DeSalle also said that the new format is going to be much easier, for someone who is reading the tax forms to understand.
“When we’ve lumped [reported money] together, it’s kind of hard for the reader to know what is in there,” DeSalle said. “I think it’s going to be easier.”
Carter’s salary is decided on by Columbia’s Board of Trustees and administrators and faculty members’ salaries are decided by the compensation policy in the Human Resources Department and reviewed by Carter. The individual’s educational background, the institution and their experience help determine their rate of compensation. The market base, which is a general comparison of what other institutions are paying presidents, administrators and faculty members, is one of the biggest factors that
influences salaries.
DeSalle said that even though the salaries look large on paper, they are justified within the market compared to other administrators and faculty members that hold the same positions at other institutions.

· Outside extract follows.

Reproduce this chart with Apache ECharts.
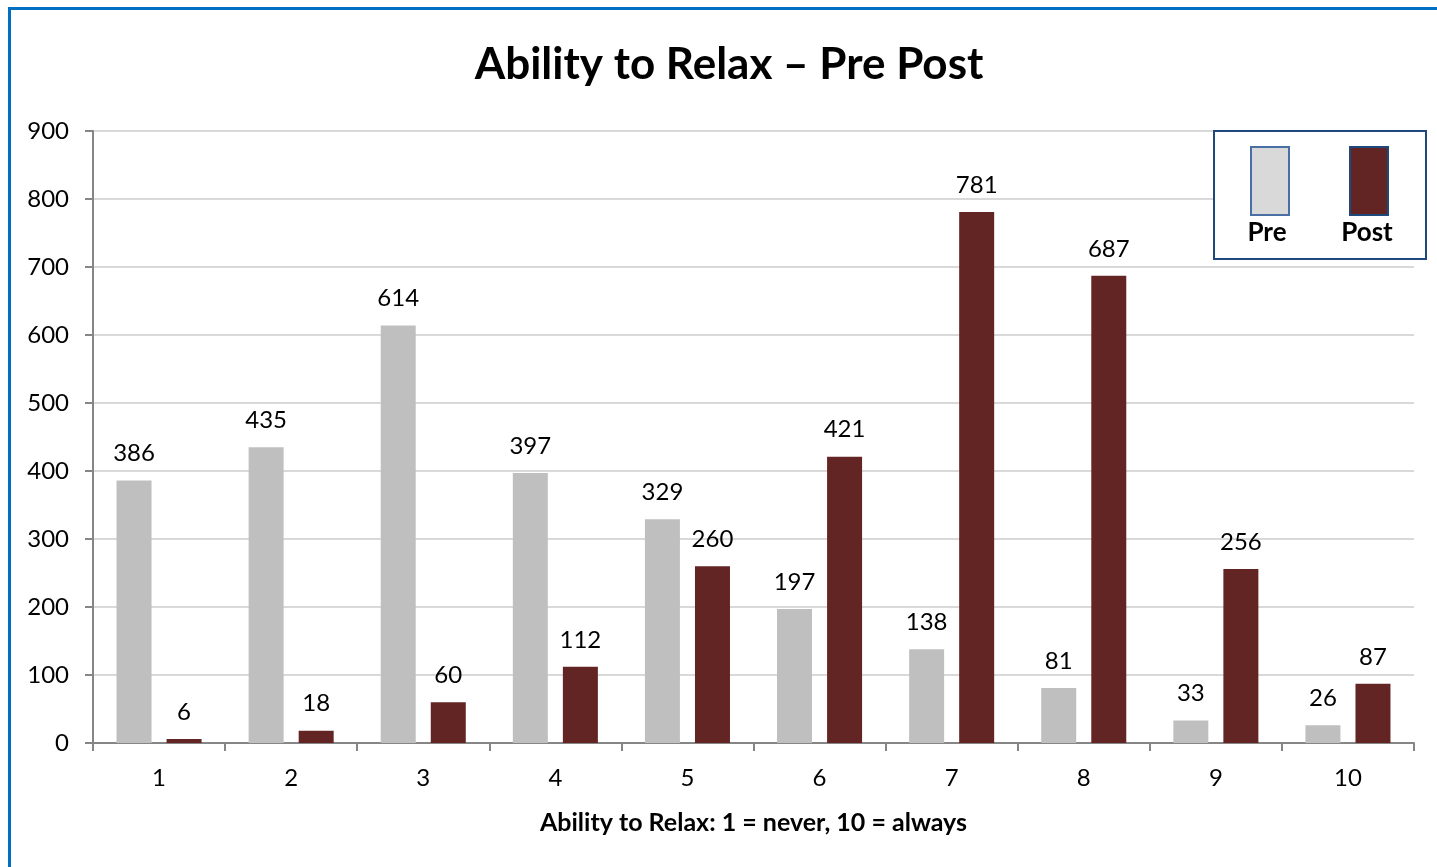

“You have to pay professors and you have to pay administrators sort of what is in the market,” DeSalle said. “We are a more complex institution than many of the other institutions because of our location, what we offer and our size.”
Ellen Krutz, vice president of Human Resources, said that compensation is determined by looking at various annual surveys, such as the one conducted by its College and University Professional Association for Human Resources.
“They publish that data and break it up in various ways,” Krutz said. “We mostly rely on CUPA because it is independent and large, and it is done every year so it’s always up to date.”
Krutz also said that the compensation for administrators and faculty members fits right in with the rest of the market base.
“We neither have concerns about paying people more than what comparable institutions pay, nor do we have issues about having to catch people up,” Krutz said. “We’re always somewhere within the range.”
This current year, DeSalle said students received a 3 percent increase in tuition, which he said was the lowest in the state of Illinois. The salary freeze is a step to help ease the effects of the economy and keep future tuition increases to a minimum.
“I think that goes a long way to help students,” DeSalle said. “Students need to know that’s exactly the path that the president has us following.”Mark Bousquet, author of How the University Works: Higher Education and the Low-Wage Nation, said that research shows correlation between teacher salaries and student satisfaction, and that faculty members, not administrators, are actually underpaid considering their qualifications and importance to student success.
“One of the reasons administrators are paid so highly, unfortunately, is to cover up the consequences for students of the scandal of low teacher pay,” Bousquet said. “Paying teachers more would have a real and enduring consequence for students.”
Bousquet said that for the current academic year, some administrators could be benefiting of the current state of the economy.
“Sadly, most administrators are taking advantage of the crisis to try and lower teacher salaries, and cover up student non-persistence,” he said. “With more and more students turning to higher education as a shelter from the economy, the fact that the majority of students drop out from institutions like Columbia just isn’t on anyone’s radar—and it should be.”
In response to people who feel administrators are paid highly, Bousquet said that high salaries are a way to cover up the fact that faculty members are paid fairly low.
“Faculty salaries are low. Most faculty, nationally, are on temporary contracts and earn wages comparable to wait staff and bartenders,” he said. “Administrators get highly paid to pretend that this shabby practice doesn’t affect the quality of your education or the likelihood that you’ll get your degree. Students should demand more full-time tenure-track faculty with the terminal degrees in their fields, lower tuition and smaller, leaner, administrations.”